La giornata è stata faticosa. Fa caldo nonostante l’aria condizionata. Mi sono svegliato più presto del solito per quella che avrebbe dovuto essere un’urgenza, ho visto i pazienti in corsia e fatto riunioni fino all’una, ho partecipato all’abituale seminario del venerdì, pur molto interessante, ma con difficoltà sono riuscito a tenere completamente gli occhi aperti, e infine l’ambulatorio “privati”.
L’ultima visita è programmata alle diciotto e trenta, ma lei, la paziente, è seduta in sala d’aspetto dalle cinque (la vedo accogliendo quelli programmati prima di lei e accompagnandoli alla porta a fine visita, ricorda la terribile Therese di “Auto da fe”!).
Ha 75 anni.
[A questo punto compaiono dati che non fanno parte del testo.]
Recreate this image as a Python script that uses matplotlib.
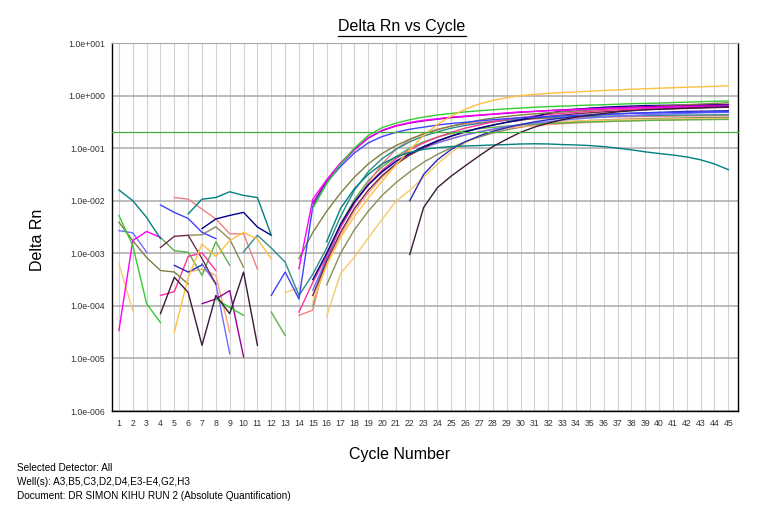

È col marito, elegante, signore di bell’aspetto. Nonostante l’estate indossa un golf di lana pesante verde bottiglia lavorato a mano e decorato con fiori dai colori vistosi; sfoggia una stravagante acconciatura, se non fosse evidente la crescita grigia alla discriminatura si potrebbe pensare a una vecchia parrucca.
Non riesco a farla accomodare e chiederle il motivo della visita ché già sono sommerso dal racconto della sua insonnia, ne soffre da più di quarant’anni, vorrebbe dormire, se lo facesse la sua vita cambierebbe, ma nessun medico l’ha ascoltata come avrebbe dovuto, nessuna terapia finora le è stata utile, in verità non ha mai preso alcun farmaco, teme “i” psicofarmaci, non vuole abituarsi, vorrebbe dormire qualche ora, interrompere i pensieri negativi della salute delle sorelle, che qualsiasi cosa dicano lei sente come propria, se ne preoccupa e quindi non dorme. Non dorme. Ripete questa litania in continuazione, un disco rotto, un martello pneumatico, per più di mezz’ora.
Sono troppo stanco. Mi salva l’allenamento più che trentennale, che trattiene anche la voglia di ridere per quella improbabile acconciatura.
Stasera solo un “Negroni” potrà conciliarmi con la normalità.